Berbagai studi menunjukkan bahwa perilaku daring dapat memengaruhi pola pikir dan kesehatan psikologis seseorang. Berbagi informasi tanpa pertimbangan matang berisiko menimbulkan masalah baru, mulai dari stres, dampak hukum, hingga ancaman terhadap keamanan pribadi. Dilansir dari JawaPos.com, berikut adalah sepuluh hal yang sebaiknya tidak diunggah ke media sosial.

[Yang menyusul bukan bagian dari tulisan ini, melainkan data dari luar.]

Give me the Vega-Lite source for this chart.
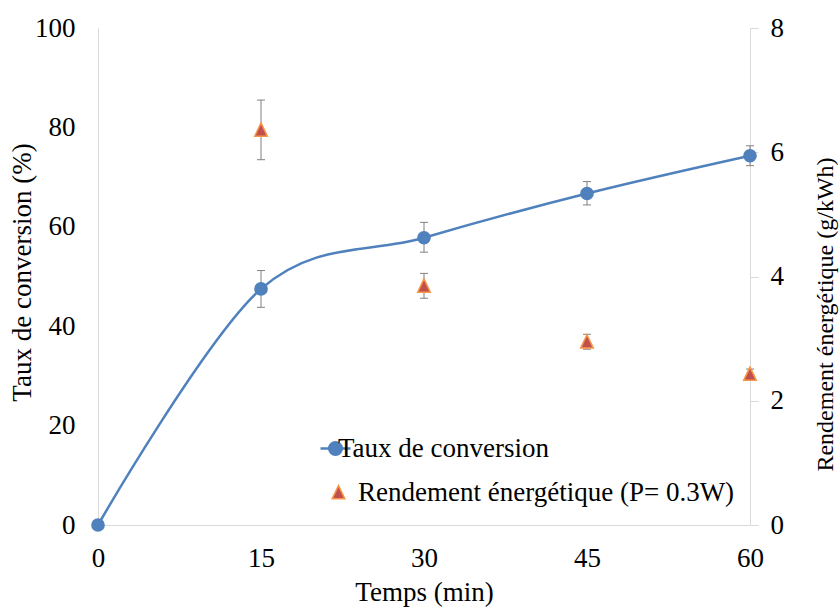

- Perdebatan sengit yang berkelanjutan
Mengumbar konflik pribadi di ruang publik dapat memperburuk ketegangan emosional dan mengundang komentar negatif. Penularan emosi, sebagaimana dijelaskan oleh Daniel Goleman dalam Emotional Intelligence, menunjukkan bahwa emosi yang dipublikasikan dapat menyebar dengan cepat dan memperparah kondisi psikologis. - Unggahan bernada negatif
Sikap pesimis yang terus-menerus di media sosial bisa menciptakan lingkungan yang toksik. Menurut teori bias negatif Roy F. Baumeister, manusia cenderung lebih fokus pada informasi negatif dibandingkan yang positif. Akibatnya, unggahan seperti ini dapat memengaruhi persepsi orang lain terhadap Anda. - Foto atau video pribadi yang tidak pantas
Gambar atau video yang terlalu eksplisit atau bersifat sangat pribadi berpotensi merusak reputasi dan mengundang perhatian yang tidak diinginkan. Konten semacam ini juga dapat bertabrakan dengan citra profesional yang ingin Anda bangun. - Berita palsu atau informasi tidak terverifikasi
Menyebarkan informasi yang belum diverifikasi dapat merusak kredibilitas pribadi dan menambah kebingungan di ruang digital. Menurut teori disonansi kognitif dari Leon Festinger, orang cenderung mempertahankan keyakinan awal mereka, bahkan jika terbukti salah, untuk menghindari ketidaknyamanan psikologis. - Detail informasi keuangan
Membagikan informasi keuangan seperti penghasilan atau rincian akun berisiko memicu tindak kejahatan siber. Teori perbandingan sosial dari Leon Festinger juga menjelaskan bahwa unggahan semacam ini bisa memicu kecemburuan dan memengaruhi hubungan sosial. - Informasi rahasia pekerjaan
Membocorkan informasi perusahaan atau melanggar perjanjian kerahasiaan bisa berdampak serius, termasuk konsekuensi hukum dan kehilangan kepercayaan dari atasan. Konsep manajemen kesan dari Erving Goffman menyoroti bahwa citra profesional yang buruk bisa berdampak jangka panjang. - Lokasi pribadi secara real time
Membagikan lokasi terkini di media sosial dapat meningkatkan risiko kejahatan, seperti pencurian atau penguntitan. Efek disinhibisi daring menunjukkan bahwa seseorang sering kali merasa terlalu nyaman di dunia digital, sehingga abai terhadap risiko nyata. - Humblebrag atau membanggakan diri secara halus
Unggahan yang tampaknya rendah hati, tetapi bertujuan untuk pamer, sering kali justru dianggap tidak tulus. Teori verifikasi diri menjelaskan bahwa orang lebih menghargai individu yang autentik dibandingkan mereka yang berusaha membangun citra tidak konsisten. - Pembaruan status pasif-agresif
Unggahan samar yang menyindir seseorang tanpa menyebutkan namanya bisa memicu spekulasi dan ketegangan. Carl Rogers, seorang psikolog humanistik, menekankan pentingnya komunikasi yang jujur dan terbuka dalam membangun hubungan yang sehat. - Opini politik yang provokatif
Mengekspresikan pendapat politik tanpa dasar yang kuat dapat memicu perdebatan tidak produktif. Bias konfirmasi membuat seseorang cenderung hanya menerima informasi yang mendukung pandangannya, sehingga sulit untuk berdiskusi secara rasional.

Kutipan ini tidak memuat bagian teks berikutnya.